Set problem:
Leave out the pictures, and return only the lines running from the one that contains "Write a Python" to the one that contains "import matplotlib.pyplot as plt", both included, exactly as they appear.

Records shown:
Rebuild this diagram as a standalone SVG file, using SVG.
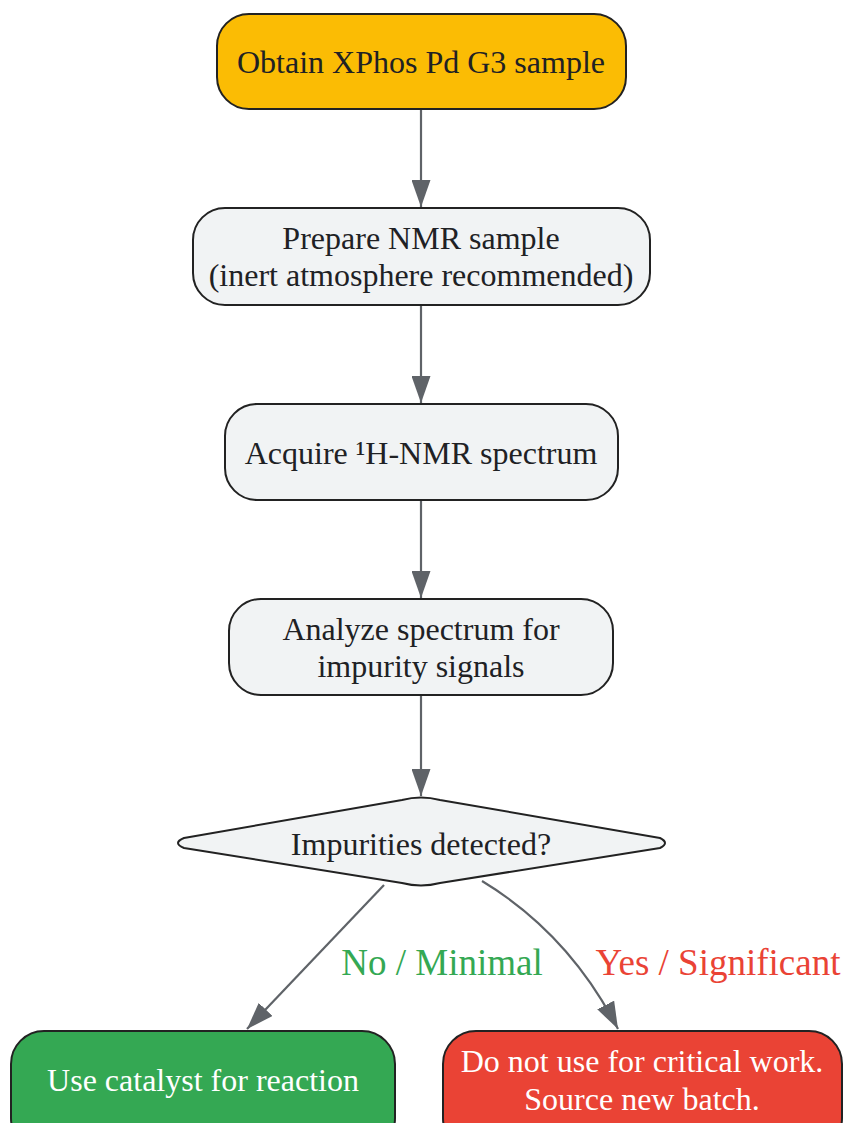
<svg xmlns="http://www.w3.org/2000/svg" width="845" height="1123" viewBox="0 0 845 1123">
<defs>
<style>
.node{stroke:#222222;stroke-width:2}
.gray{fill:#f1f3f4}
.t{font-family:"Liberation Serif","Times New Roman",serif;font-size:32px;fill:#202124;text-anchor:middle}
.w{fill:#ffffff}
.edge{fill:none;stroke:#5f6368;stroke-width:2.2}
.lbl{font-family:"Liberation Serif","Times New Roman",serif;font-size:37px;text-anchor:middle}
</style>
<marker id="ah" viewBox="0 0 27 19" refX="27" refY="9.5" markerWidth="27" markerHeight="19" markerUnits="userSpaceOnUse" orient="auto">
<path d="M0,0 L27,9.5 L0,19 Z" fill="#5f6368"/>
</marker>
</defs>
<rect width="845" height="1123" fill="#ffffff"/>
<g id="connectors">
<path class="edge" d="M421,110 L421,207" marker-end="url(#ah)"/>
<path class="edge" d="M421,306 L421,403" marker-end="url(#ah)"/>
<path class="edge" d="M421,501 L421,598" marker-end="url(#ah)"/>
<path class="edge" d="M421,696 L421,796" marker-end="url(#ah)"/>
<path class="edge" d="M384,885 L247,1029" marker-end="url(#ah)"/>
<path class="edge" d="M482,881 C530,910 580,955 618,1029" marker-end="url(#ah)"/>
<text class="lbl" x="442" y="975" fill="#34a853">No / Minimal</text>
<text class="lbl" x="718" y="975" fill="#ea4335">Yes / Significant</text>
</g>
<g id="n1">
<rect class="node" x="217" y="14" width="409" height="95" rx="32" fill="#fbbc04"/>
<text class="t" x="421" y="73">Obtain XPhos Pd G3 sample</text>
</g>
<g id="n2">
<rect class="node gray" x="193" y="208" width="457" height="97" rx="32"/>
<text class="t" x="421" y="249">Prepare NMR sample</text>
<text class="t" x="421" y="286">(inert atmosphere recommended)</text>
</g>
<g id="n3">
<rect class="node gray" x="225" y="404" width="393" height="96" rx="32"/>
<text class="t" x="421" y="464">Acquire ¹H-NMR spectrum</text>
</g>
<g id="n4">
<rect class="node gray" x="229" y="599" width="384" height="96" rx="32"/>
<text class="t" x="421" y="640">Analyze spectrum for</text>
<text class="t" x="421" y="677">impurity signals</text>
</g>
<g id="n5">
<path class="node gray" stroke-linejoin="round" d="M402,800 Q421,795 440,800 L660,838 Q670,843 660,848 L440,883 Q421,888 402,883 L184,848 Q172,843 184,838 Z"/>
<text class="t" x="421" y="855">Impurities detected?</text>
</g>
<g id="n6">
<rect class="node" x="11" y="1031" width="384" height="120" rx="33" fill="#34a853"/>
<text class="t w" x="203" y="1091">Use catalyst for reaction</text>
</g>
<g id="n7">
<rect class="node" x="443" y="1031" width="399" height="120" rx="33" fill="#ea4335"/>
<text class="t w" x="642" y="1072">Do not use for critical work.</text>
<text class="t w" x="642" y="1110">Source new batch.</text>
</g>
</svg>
...
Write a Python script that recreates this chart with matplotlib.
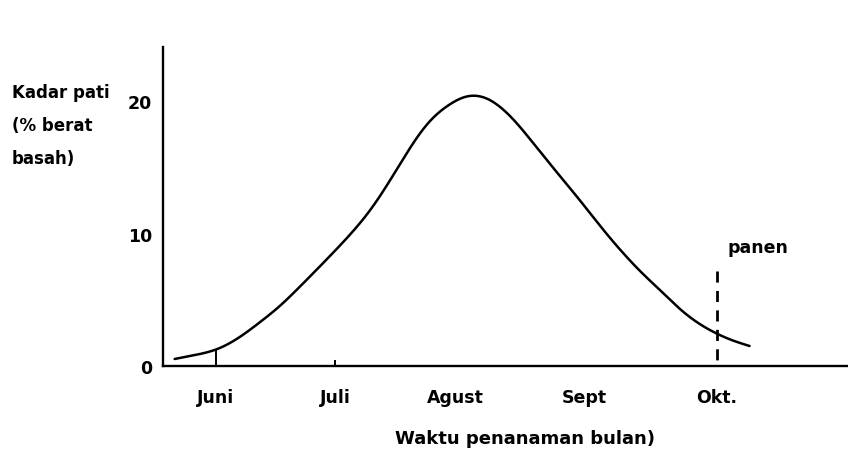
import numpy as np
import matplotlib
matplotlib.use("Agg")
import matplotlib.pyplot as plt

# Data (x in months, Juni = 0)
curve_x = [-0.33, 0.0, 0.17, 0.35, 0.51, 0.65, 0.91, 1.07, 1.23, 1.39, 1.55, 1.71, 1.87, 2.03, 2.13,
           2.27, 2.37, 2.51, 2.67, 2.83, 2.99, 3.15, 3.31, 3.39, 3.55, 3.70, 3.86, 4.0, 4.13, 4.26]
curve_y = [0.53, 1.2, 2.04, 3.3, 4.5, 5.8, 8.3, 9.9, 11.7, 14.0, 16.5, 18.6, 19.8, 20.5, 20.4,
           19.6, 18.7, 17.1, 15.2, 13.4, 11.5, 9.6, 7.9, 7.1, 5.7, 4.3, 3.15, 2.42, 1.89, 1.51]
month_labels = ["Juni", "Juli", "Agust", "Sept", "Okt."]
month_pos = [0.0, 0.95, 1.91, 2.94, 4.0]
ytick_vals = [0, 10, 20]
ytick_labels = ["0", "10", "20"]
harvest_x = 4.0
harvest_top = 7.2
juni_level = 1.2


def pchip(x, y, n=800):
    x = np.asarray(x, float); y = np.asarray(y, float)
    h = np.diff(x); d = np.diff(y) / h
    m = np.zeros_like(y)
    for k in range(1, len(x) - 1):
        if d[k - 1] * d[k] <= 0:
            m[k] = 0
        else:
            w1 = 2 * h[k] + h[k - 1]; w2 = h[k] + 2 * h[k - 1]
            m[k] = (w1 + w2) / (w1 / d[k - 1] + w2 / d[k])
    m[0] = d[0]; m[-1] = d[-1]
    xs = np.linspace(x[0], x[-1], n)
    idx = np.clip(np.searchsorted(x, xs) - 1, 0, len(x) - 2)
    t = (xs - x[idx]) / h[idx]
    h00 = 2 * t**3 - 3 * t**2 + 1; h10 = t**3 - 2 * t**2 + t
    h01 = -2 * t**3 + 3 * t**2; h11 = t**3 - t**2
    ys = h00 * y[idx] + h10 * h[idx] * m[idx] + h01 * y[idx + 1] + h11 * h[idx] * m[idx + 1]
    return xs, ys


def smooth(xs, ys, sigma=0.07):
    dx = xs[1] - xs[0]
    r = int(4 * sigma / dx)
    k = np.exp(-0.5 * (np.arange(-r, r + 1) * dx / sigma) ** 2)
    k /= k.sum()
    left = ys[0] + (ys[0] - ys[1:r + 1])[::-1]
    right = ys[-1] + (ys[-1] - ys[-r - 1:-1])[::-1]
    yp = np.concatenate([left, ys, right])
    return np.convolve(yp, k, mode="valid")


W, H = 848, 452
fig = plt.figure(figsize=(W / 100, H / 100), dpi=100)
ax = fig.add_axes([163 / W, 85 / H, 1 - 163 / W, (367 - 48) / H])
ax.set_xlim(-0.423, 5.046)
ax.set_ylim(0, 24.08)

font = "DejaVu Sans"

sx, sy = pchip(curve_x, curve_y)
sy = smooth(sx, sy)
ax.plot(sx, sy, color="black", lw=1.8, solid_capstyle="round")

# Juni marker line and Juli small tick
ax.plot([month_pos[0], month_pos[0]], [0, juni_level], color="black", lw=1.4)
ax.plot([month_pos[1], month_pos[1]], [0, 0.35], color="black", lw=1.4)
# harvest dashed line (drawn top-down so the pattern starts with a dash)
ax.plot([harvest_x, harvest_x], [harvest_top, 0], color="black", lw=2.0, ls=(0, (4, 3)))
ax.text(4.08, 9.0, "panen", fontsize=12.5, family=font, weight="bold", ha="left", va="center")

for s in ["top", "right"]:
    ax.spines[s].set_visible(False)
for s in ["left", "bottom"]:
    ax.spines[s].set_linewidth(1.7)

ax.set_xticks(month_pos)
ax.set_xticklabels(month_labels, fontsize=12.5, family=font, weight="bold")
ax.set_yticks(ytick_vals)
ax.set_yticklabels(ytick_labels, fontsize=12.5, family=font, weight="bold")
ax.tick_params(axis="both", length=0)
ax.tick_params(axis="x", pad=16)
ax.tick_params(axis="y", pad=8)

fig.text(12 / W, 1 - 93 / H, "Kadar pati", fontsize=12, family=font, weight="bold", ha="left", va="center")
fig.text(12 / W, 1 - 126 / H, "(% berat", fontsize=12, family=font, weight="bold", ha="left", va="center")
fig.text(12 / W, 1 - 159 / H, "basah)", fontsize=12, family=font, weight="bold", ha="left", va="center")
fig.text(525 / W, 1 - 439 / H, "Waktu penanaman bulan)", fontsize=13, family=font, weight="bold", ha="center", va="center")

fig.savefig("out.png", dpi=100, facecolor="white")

Complete answer:
Write a Python script that recreates this chart with matplotlib.
import numpy as np
import matplotlib
matplotlib.use("Agg")
import matplotlib.pyplot as plt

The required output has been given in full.